Campi
di sterminio e fosse comuni
Febbraio 2008
Nel nuovo numero della rivista «La
Nuova Europa», Lidija Golovkova (Università Ortodossa
Umanistica di Mosca) presenta alcuni materiali inediti frutto
di un ventennale lavoro di ricerca, per riportare alla luce i
nomi e i volti delle vittime del terrore.

Il terrore veniva esercitato ovunque, paradossalmente nei luoghi
più visibili (perfino nel centro di grandi città
come Mosca o Leningrado), o in chiese e monasteri, spesso utilizzati
come prigioni o come poligoni di fucilazione. Tutti questi luoghi,
così come le fosse comuni, erano stati poi dimenticati
o volutamente cancellati: vengono ora ritrovati, e torniamo a
conoscerne il nome (Butovo, Kommunarka, Suchanovka…); qui
si torturava e si fucilava, in genere senza alcun processo (sulla
base di semplici ordini amministrativi, seguendo la cosiddetta
«procedura speciale»). Lidija Golovkova e un gruppo
di studiosi di associazioni come «Memorial» stanno
portando avanti un progetto per identificare le vittime del terrore,
stabilire in quali fosse comuni riposano e ricostruirne le vicende
personali.
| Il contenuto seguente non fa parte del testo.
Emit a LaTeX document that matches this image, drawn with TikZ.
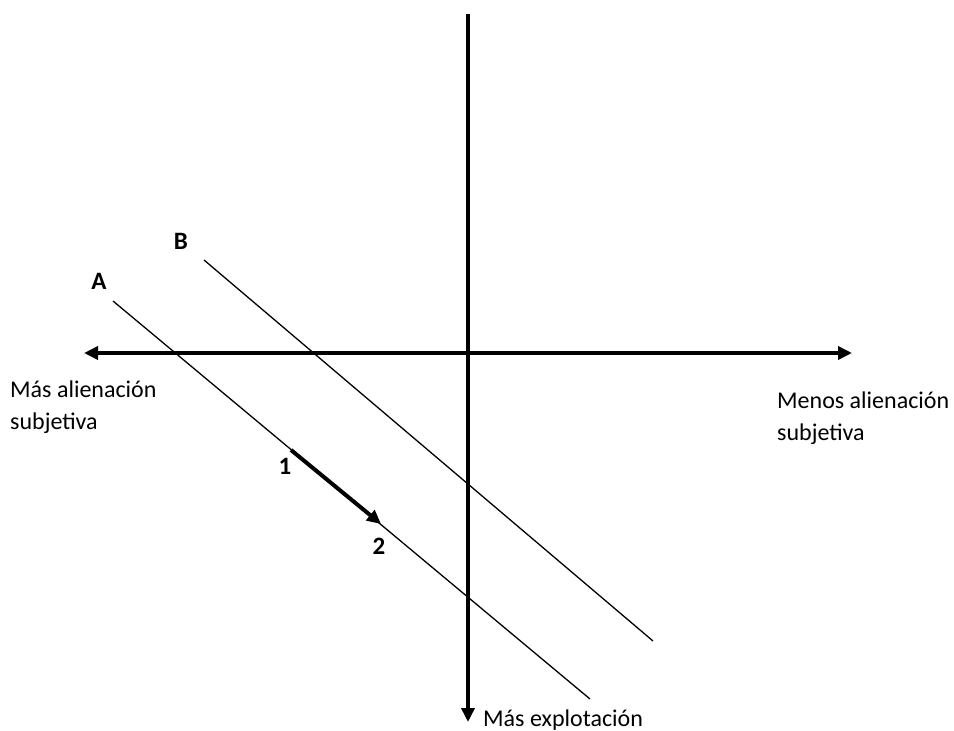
\documentclass[tikz,border=0pt]{standalone}
\usepackage{fontspec}
\setmainfont{Carlito}
\usetikzlibrary{arrows.meta}
\begin{document}
\begin{tikzpicture}[x=1pt,y=-1pt,
  axis/.style={line width=4pt,-{Triangle[length=14pt,width=13pt]}},
  thin line/.style={line width=1.3pt},
  lbl/.style={font=\fontsize{25}{28}\selectfont\bfseries,inner sep=0pt},
  txt/.style={font=\fontsize{24}{33}\selectfont,inner sep=0pt,anchor=base west}]
\useasboundingbox (0,0) rectangle (954,731);
\coordinate (vtop) at (468,14);
\coordinate (vbot) at (468,722);
\coordinate (hmid) at (470,353);
\coordinate (hl) at (84,353);
\coordinate (hr) at (852,353);
\draw[axis] (vtop) -- (vbot);
\draw[axis] (hmid) -- (hl);
\draw[axis] (hmid) -- (hr);
\coordinate (a1) at (113,301);
\coordinate (a2) at (590,699);
\coordinate (b1) at (204,260);
\coordinate (b2) at (653,641);
\draw[thin line] (a1) -- (a2);
\draw[thin line] (b1) -- (b2);
\coordinate (p1) at (291,450);
\coordinate (p2) at (381,524);
\draw[line width=4pt,-{Triangle[length=14pt,width=13pt]}] (p1) -- (p2);
\node[lbl] (A) at (99,281) {A};
\node[lbl] (B) at (181,241) {B};
\node[lbl] (n1) at (285,466) {1};
\node[lbl] (n2) at (379,546) {2};
\node[txt] (left1) at (10,397) {Más alienación};
\node[txt] (left2) at (10,429) {subjetiva};
\node[txt] (right1) at (777,408) {Menos alienación};
\node[txt] (right2) at (777,440) {subjetiva};
\node[txt] (bottom) at (483,726) {Más explotación};
\end{tikzpicture}
\end{document}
L’intervento della Golovkova mette in luce anche
alcune scioccanti realtà: che i sovietici hanno anticipato
tecniche poi applicate dai nazisti (come l’uso del gas di
scappamento dei camion per eliminare i prigionieri); che i prigionieri
handicappati, o ritenuti inabili al lavoro forzato, venivano eliminati:
«In questi casi si cominciò a condannare indiscriminatamente
a morte, a prescindere dai capi d’imputazione, applicando
in fondo la stessa politica che sarebbe stata ripresa dal nazismo
con la pratica dell’eutanasia di massa nei riguardi delle
“esistenze senza valore”. Per lo stesso motivo in
Urss, nei decenni precedenti, la polizia segreta aveva già
ucciso mutilati, sordomuti, anziani». Un’altra verità
sconosciuta è che, diversamente da quanto si pensa, «il
terrore non è da addebitare esclusivamente a Stalin ma
è nato con la stessa Rivoluzione»: i primi campi
di concentramento furono aperti a Mosca nel 1918, nei monasteri
di San Giovanni, di Andronico e del Salvatore Nuovo. Tra il 1918
e il 1922, sempre a Mosca, furono organizzati 11 lager di vario
tipo.
Materiali fotografici inediti
L’intervento della Golovkova è accompagnato da immagini
impressionanti: prigioni di Mosca sconosciute agli stessi moscoviti,
elenchi di nomi dattiloscritti (e spuntati una volta avvenuta
la fucilazione), i volti dei torturatori e le fosse comuni dove
giacciono migliaia di cadaveri in parte ancora anonimi: «Abbiamo
raccolto gli incartamenti relativi a 30 mila sacerdoti perseguitati
e uccisi dal potere sovietico. Guardando le loro foto segnaletiche,
terribili eppure bellissime, si ha l’impressione di trovarsi
di fronte a icone di moderni martiri».
I numeri della memoria
Dal 1937 all’autunno 1938, durante la cosiddetta «era
di Ezov», i condannati – secondo un conteggio verosimilmente
inferiore ai dati reali – furono 681.692; lo stesso Ezov,
rapidamente caduto in disgrazia, fu giustiziato a sua volta nel
febbraio 1940. Nel solo poligono di Butovo (alla periferia di
Mosca), ribattezzato «Golgota russo», morirono e furono
sepolte decine di migliaia di persone, finora identificate appena
in parte. Fino a oggi sono stati catalogati almeno 800 punti di
morte immediata in tutta la Russia, ma solo in pochissimi casi
è stato possibile fare qualcosa per conservarne la memoria.